Retype, exactly as they stand, the lines from the start of the data to the line that contains "ax = fig.add_axes([112", both ends included. Leave the pictures out.

Data lines:

-=-=-

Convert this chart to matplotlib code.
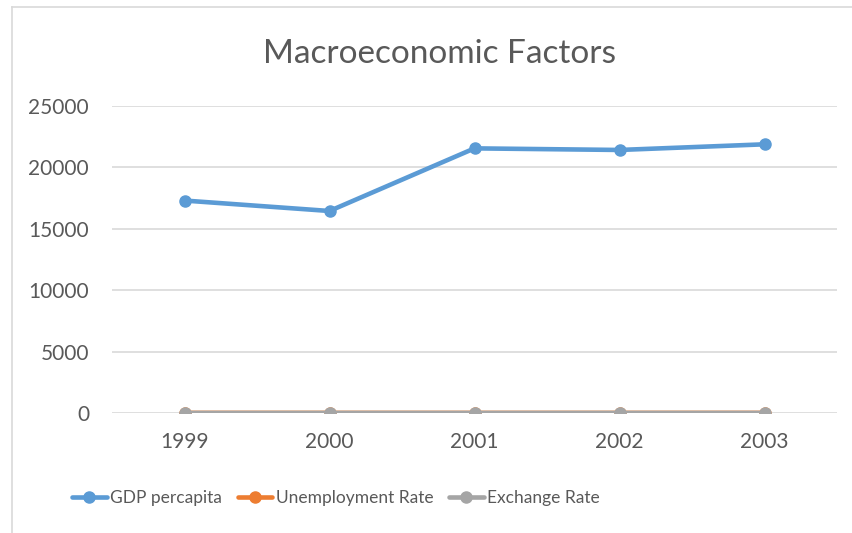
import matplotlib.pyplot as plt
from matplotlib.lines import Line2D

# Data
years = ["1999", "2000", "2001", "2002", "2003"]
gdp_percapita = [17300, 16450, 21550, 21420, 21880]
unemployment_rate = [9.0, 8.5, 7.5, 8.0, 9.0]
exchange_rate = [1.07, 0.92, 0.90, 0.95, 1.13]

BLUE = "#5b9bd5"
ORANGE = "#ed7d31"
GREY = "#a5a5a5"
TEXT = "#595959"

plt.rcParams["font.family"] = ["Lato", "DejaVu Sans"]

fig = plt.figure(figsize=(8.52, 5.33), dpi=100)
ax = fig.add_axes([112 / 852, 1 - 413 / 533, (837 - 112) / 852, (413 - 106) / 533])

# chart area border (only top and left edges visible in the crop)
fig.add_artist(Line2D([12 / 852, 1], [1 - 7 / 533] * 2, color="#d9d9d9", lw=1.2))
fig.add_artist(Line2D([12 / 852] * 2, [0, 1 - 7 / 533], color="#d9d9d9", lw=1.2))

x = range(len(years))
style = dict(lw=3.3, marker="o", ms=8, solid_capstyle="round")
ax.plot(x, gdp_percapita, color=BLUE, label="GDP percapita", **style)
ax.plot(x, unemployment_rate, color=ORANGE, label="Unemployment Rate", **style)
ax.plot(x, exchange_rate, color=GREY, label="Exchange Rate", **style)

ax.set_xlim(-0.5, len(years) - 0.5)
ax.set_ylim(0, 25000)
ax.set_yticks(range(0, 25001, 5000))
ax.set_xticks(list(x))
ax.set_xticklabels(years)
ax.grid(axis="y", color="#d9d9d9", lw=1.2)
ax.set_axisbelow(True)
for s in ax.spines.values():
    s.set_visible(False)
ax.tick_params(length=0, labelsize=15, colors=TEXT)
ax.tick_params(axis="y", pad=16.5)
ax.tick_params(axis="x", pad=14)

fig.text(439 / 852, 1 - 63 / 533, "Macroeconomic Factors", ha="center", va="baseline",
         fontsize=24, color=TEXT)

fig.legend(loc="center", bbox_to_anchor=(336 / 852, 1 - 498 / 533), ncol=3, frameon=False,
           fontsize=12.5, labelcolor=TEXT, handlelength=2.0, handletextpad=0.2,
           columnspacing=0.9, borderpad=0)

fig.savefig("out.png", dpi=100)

-=-=-

Full solution:
Convert this chart to matplotlib code.
import matplotlib.pyplot as plt
from matplotlib.lines import Line2D

# Data
years = ["1999", "2000", "2001", "2002", "2003"]
gdp_percapita = [17300, 16450, 21550, 21420, 21880]
unemployment_rate = [9.0, 8.5, 7.5, 8.0, 9.0]
exchange_rate = [1.07, 0.92, 0.90, 0.95, 1.13]

BLUE = "#5b9bd5"
ORANGE = "#ed7d31"
GREY = "#a5a5a5"
TEXT = "#595959"

plt.rcParams["font.family"] = ["Lato", "DejaVu Sans"]

fig = plt.figure(figsize=(8.52, 5.33), dpi=100)
ax = fig.add_axes([112 / 852, 1 - 413 / 533, (837 - 112) / 852, (413 - 106) / 533])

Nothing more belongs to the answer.